■ Exercise task
Copy out the listing that follows, exactly, without its pictures.

■ Information supplied
+++++

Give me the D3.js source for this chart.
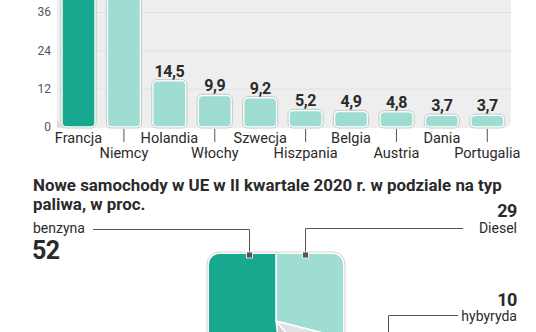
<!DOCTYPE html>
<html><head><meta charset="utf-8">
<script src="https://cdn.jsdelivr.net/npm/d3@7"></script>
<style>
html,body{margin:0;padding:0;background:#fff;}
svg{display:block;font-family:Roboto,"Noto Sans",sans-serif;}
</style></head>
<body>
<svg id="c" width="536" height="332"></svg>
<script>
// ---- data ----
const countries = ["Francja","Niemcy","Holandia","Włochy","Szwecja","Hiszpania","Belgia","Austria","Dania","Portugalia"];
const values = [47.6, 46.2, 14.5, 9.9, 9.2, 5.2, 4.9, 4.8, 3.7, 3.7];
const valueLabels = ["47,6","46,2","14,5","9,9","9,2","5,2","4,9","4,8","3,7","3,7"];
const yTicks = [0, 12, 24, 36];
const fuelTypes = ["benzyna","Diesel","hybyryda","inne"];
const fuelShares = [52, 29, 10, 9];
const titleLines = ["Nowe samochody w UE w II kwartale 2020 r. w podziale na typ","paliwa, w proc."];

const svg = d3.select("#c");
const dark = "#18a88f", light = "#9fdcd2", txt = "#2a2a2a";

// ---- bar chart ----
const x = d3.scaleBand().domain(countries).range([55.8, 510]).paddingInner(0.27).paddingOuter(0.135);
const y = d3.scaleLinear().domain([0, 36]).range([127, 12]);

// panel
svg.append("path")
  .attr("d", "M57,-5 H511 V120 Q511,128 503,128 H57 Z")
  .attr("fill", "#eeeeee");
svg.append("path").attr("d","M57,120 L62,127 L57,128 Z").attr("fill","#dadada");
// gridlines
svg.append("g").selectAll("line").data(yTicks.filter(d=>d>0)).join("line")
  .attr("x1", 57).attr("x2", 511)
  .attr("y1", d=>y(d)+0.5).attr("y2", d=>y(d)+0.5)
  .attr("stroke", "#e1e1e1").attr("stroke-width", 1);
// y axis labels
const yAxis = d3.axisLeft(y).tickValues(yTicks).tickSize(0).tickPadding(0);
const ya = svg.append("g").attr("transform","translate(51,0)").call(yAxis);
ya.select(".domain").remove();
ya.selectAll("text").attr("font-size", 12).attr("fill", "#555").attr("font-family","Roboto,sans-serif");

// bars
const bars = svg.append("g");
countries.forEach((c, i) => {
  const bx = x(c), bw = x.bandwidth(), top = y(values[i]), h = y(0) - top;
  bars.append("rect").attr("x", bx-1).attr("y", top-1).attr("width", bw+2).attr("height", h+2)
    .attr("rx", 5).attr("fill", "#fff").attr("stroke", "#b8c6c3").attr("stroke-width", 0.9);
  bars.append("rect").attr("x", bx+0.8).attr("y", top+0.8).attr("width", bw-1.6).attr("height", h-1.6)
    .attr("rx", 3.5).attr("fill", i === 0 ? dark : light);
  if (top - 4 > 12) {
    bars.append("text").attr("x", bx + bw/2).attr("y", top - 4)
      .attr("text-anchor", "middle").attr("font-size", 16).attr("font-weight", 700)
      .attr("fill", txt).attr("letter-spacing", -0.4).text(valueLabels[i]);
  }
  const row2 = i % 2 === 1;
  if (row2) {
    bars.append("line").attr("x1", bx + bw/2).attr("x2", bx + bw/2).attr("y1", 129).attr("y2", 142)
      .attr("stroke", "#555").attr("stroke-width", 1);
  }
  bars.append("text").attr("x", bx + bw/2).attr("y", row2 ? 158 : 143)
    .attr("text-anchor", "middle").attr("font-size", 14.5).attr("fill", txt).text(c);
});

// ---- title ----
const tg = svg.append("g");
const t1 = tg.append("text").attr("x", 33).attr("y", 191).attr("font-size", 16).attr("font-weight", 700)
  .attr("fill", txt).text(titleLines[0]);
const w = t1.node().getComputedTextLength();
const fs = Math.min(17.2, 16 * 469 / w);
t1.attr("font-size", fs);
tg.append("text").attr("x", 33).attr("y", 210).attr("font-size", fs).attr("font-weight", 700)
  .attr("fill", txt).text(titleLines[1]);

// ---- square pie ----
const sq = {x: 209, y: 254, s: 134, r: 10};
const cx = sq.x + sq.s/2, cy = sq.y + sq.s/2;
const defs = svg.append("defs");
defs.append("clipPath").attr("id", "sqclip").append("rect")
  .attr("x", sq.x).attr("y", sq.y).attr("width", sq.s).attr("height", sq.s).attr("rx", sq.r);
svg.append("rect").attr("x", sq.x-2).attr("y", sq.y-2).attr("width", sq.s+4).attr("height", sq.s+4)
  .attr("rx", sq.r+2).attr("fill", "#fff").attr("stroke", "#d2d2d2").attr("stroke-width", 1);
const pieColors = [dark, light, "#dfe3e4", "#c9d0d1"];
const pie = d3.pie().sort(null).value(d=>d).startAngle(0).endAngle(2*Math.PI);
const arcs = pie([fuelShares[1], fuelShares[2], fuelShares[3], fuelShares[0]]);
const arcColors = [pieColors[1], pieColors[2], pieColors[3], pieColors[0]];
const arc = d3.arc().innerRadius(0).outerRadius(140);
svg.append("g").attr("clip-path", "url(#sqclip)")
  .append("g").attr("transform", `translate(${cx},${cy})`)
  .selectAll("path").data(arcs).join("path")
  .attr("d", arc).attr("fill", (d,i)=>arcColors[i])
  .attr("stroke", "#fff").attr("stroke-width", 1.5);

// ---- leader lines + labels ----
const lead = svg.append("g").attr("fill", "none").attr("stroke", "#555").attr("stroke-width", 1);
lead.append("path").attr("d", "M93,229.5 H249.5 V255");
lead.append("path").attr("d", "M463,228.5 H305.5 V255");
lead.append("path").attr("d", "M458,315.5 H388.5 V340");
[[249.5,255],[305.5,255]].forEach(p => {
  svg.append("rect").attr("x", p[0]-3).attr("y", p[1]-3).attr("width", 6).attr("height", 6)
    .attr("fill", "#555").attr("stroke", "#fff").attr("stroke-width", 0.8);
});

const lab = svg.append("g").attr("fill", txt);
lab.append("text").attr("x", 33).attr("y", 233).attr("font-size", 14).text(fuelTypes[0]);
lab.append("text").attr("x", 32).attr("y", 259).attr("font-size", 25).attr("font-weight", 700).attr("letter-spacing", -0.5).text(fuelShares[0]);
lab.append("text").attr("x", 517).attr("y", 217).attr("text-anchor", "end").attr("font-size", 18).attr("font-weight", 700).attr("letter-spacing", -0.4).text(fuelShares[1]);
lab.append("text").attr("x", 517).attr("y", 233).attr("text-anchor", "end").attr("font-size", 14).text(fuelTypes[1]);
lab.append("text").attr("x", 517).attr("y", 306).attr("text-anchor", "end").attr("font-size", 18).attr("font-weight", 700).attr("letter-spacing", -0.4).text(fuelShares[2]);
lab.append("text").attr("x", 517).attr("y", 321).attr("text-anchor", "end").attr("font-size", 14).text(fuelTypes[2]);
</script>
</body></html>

+++++

■ Problem solution
Give me the D3.js source for this chart.
<!DOCTYPE html>
<html><head><meta charset="utf-8">
<script src="https://cdn.jsdelivr.net/npm/d3@7"></script>
<style>
html,body{margin:0;padding:0;background:#fff;}
svg{display:block;font-family:Roboto,"Noto Sans",sans-serif;}
</style></head>
<body>
<svg id="c" width="536" height="332"></svg>
<script>
// ---- data ----
const countries = ["Francja","Niemcy","Holandia","Włochy","Szwecja","Hiszpania","Belgia","Austria","Dania","Portugalia"];
const values = [47.6, 46.2, 14.5, 9.9, 9.2, 5.2, 4.9, 4.8, 3.7, 3.7];
const valueLabels = ["47,6","46,2","14,5","9,9","9,2","5,2","4,9","4,8","3,7","3,7"];
const yTicks = [0, 12, 24, 36];
const fuelTypes = ["benzyna","Diesel","hybyryda","inne"];
const fuelShares = [52, 29, 10, 9];
const titleLines = ["Nowe samochody w UE w II kwartale 2020 r. w podziale na typ","paliwa, w proc."];

const svg = d3.select("#c");
const dark = "#18a88f", light = "#9fdcd2", txt = "#2a2a2a";

// ---- bar chart ----
const x = d3.scaleBand().domain(countries).range([55.8, 510]).paddingInner(0.27).paddingOuter(0.135);
const y = d3.scaleLinear().domain([0, 36]).range([127, 12]);

// panel
svg.append("path")
  .attr("d", "M57,-5 H511 V120 Q511,128 503,128 H57 Z")
  .attr("fill", "#eeeeee");
svg.append("path").attr("d","M57,120 L62,127 L57,128 Z").attr("fill","#dadada");
// gridlines
svg.append("g").selectAll("line").data(yTicks.filter(d=>d>0)).join("line")
  .attr("x1", 57).attr("x2", 511)
  .attr("y1", d=>y(d)+0.5).attr("y2", d=>y(d)+0.5)
  .attr("stroke", "#e1e1e1").attr("stroke-width", 1);
// y axis labels
const yAxis = d3.axisLeft(y).tickValues(yTicks).tickSize(0).tickPadding(0);
const ya = svg.append("g").attr("transform","translate(51,0)").call(yAxis);
ya.select(".domain").remove();
ya.selectAll("text").attr("font-size", 12).attr("fill", "#555").attr("font-family","Roboto,sans-serif");

// bars
const bars = svg.append("g");
countries.forEach((c, i) => {
  const bx = x(c), bw = x.bandwidth(), top = y(values[i]), h = y(0) - top;
  bars.append("rect").attr("x", bx-1).attr("y", top-1).attr("width", bw+2).attr("height", h+2)
    .attr("rx", 5).attr("fill", "#fff").attr("stroke", "#b8c6c3").attr("stroke-width", 0.9);
  bars.append("rect").attr("x", bx+0.8).attr("y", top+0.8).attr("width", bw-1.6).attr("height", h-1.6)
    .attr("rx", 3.5).attr("fill", i === 0 ? dark : light);
  if (top - 4 > 12) {
    bars.append("text").attr("x", bx + bw/2).attr("y", top - 4)
      .attr("text-anchor", "middle").attr("font-size", 16).attr("font-weight", 700)
      .attr("fill", txt).attr("letter-spacing", -0.4).text(valueLabels[i]);
  }
  const row2 = i % 2 === 1;
  if (row2) {
    bars.append("line").attr("x1", bx + bw/2).attr("x2", bx + bw/2).attr("y1", 129).attr("y2", 142)
      .attr("stroke", "#555").attr("stroke-width", 1);
  }
  bars.append("text").attr("x", bx + bw/2).attr("y", row2 ? 158 : 143)
    .attr("text-anchor", "middle").attr("font-size", 14.5).attr("fill", txt).text(c);
});

// ---- title ----
const tg = svg.append("g");
const t1 = tg.append("text").attr("x", 33).attr("y", 191).attr("font-size", 16).attr("font-weight", 700)
  .attr("fill", txt).text(titleLines[0]);
const w = t1.node().getComputedTextLength();
const fs = Math.min(17.2, 16 * 469 / w);
t1.attr("font-size", fs);
tg.append("text").attr("x", 33).attr("y", 210).attr("font-size", fs).attr("font-weight", 700)
  .attr("fill", txt).text(titleLines[1]);

// ---- square pie ----
const sq = {x: 209, y: 254, s: 134, r: 10};
const cx = sq.x + sq.s/2, cy = sq.y + sq.s/2;
const defs = svg.append("defs");
defs.append("clipPath").attr("id", "sqclip").append("rect")
  .attr("x", sq.x).attr("y", sq.y).attr("width", sq.s).attr("height", sq.s).attr("rx", sq.r);
svg.append("rect").attr("x", sq.x-2).attr("y", sq.y-2).attr("width", sq.s+4).attr("height", sq.s+4)
  .attr("rx", sq.r+2).attr("fill", "#fff").attr("stroke", "#d2d2d2").attr("stroke-width", 1);
const pieColors = [dark, light, "#dfe3e4", "#c9d0d1"];
const pie = d3.pie().sort(null).value(d=>d).startAngle(0).endAngle(2*Math.PI);
const arcs = pie([fuelShares[1], fuelShares[2], fuelShares[3], fuelShares[0]]);
const arcColors = [pieColors[1], pieColors[2], pieColors[3], pieColors[0]];
const arc = d3.arc().innerRadius(0).outerRadius(140);
svg.append("g").attr("clip-path", "url(#sqclip)")
  .append("g").attr("transform", `translate(${cx},${cy})`)
  .selectAll("path").data(arcs).join("path")
  .attr("d", arc).attr("fill", (d,i)=>arcColors[i])
  .attr("stroke", "#fff").attr("stroke-width", 1.5);

// ---- leader lines + labels ----
const lead = svg.append("g").attr("fill", "none").attr("stroke", "#555").attr("stroke-width", 1);
lead.append("path").attr("d", "M93,229.5 H249.5 V255");
lead.append("path").attr("d", "M463,228.5 H305.5 V255");
lead.append("path").attr("d", "M458,315.5 H388.5 V340");
[[249.5,255],[305.5,255]].forEach(p => {
  svg.append("rect").attr("x", p[0]-3).attr("y", p[1]-3).attr("width", 6).attr("height", 6)
    .attr("fill", "#555").attr("stroke", "#fff").attr("stroke-width", 0.8);
});

const lab = svg.append("g").attr("fill", txt);
lab.append("text").attr("x", 33).attr("y", 233).attr("font-size", 14).text(fuelTypes[0]);
lab.append("text").attr("x", 32).attr("y", 259).attr("font-size", 25).attr("font-weight", 700).attr("letter-spacing", -0.5).text(fuelShares[0]);
lab.append("text").attr("x", 517).attr("y", 217).attr("text-anchor", "end").attr("font-size", 18).attr("font-weight", 700).attr("letter-spacing", -0.4).text(fuelShares[1]);
lab.append("text").attr("x", 517).attr("y", 233).attr("text-anchor", "end").attr("font-size", 14).text(fuelTypes[1]);
lab.append("text").attr("x", 517).attr("y", 306).attr("text-anchor", "end").attr("font-size", 18).attr("font-weight", 700).attr("letter-spacing", -0.4).text(fuelShares[2]);
lab.append("text").attr("x", 517).attr("y", 321).attr("text-anchor", "end").attr("font-size", 14).text(fuelTypes[2]);
</script>
</body></html>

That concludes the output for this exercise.